From the listing below, extract every line in which the word "this" appears.

# ROWS
####################
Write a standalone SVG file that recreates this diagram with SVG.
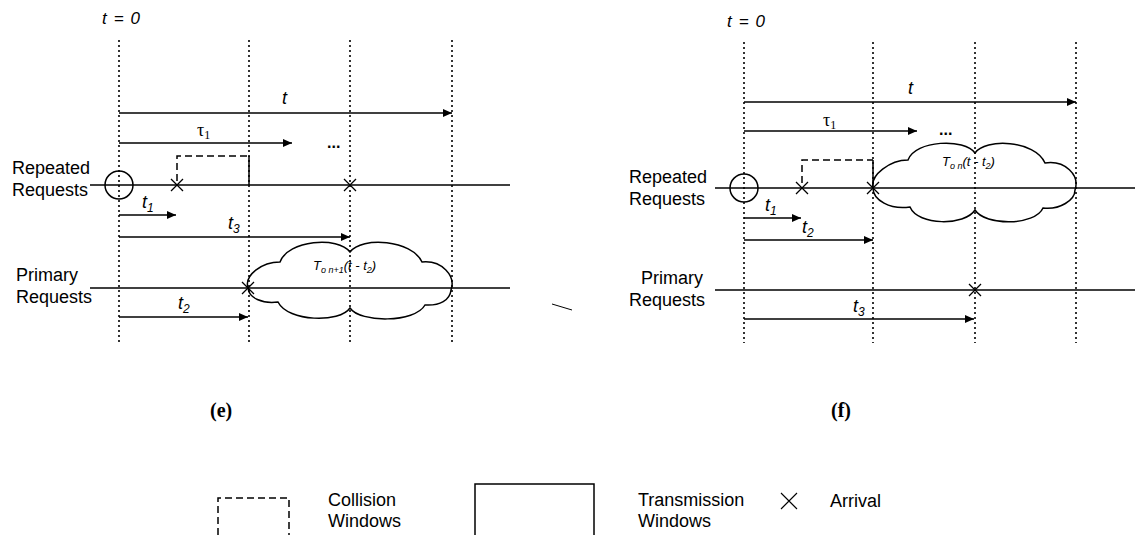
####################
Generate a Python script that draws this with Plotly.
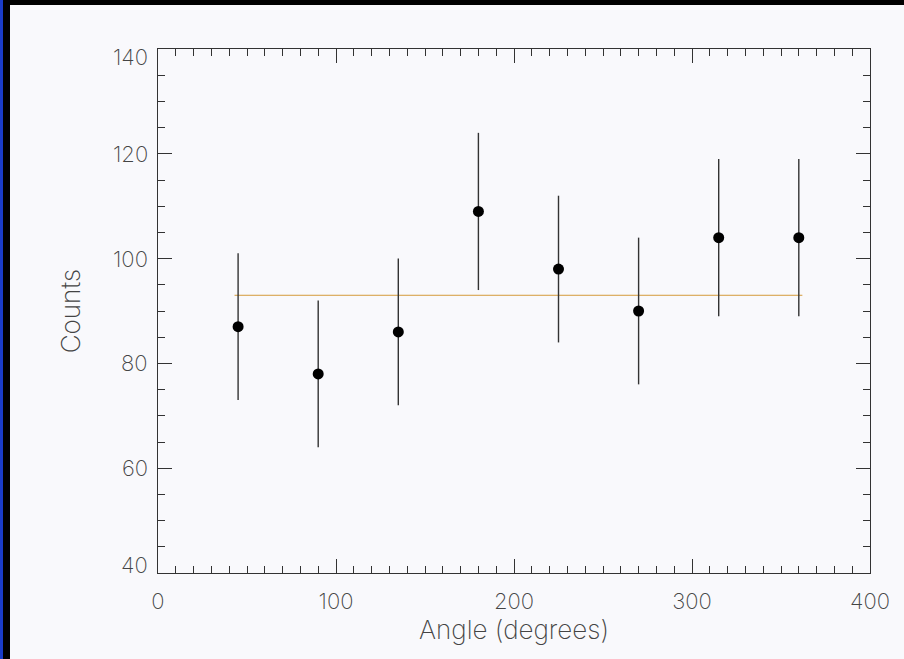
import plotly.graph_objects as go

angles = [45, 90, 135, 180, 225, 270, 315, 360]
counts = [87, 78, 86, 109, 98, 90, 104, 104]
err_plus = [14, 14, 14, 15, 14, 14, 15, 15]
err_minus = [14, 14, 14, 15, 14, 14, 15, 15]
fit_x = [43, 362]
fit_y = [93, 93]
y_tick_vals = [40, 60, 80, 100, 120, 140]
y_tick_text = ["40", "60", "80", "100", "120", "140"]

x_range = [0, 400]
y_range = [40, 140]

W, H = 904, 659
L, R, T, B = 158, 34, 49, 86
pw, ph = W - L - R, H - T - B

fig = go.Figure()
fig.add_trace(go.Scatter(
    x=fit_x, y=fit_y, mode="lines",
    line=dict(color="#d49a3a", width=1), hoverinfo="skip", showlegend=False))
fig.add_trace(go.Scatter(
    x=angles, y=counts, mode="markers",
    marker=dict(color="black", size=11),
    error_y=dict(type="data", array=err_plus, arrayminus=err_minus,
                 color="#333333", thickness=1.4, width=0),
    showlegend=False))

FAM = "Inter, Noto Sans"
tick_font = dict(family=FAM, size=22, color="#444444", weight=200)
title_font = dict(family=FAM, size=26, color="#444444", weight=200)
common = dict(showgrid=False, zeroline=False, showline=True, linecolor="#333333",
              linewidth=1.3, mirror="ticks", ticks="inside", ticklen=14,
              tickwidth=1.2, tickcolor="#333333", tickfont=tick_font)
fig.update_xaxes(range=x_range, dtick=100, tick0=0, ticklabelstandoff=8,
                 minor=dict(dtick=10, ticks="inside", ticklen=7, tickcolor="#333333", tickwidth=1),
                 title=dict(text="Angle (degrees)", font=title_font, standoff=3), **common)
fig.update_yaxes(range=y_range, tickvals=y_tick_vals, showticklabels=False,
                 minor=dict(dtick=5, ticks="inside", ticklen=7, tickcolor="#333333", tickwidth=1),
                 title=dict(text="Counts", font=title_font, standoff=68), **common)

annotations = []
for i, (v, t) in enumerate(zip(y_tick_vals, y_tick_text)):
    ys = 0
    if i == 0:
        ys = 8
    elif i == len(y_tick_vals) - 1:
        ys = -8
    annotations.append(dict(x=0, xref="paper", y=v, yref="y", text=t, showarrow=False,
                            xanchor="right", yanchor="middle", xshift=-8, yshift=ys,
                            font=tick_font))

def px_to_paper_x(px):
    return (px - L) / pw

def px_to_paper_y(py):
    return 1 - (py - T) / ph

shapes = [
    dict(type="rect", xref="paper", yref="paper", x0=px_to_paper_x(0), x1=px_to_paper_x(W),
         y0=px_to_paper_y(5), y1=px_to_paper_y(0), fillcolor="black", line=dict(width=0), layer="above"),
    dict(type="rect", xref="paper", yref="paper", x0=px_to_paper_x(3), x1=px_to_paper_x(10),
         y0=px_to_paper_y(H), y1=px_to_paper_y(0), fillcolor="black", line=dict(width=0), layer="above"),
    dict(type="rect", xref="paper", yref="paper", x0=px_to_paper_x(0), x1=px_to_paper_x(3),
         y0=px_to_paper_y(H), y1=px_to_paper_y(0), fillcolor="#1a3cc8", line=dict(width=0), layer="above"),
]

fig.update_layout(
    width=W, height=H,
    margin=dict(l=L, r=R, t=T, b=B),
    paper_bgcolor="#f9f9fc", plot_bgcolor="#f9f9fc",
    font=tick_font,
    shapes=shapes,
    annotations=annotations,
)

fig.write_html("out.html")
####################
# FINAL ANSWER
Write a standalone SVG file that recreates this diagram with SVG.
Generate a Python script that draws this with Plotly.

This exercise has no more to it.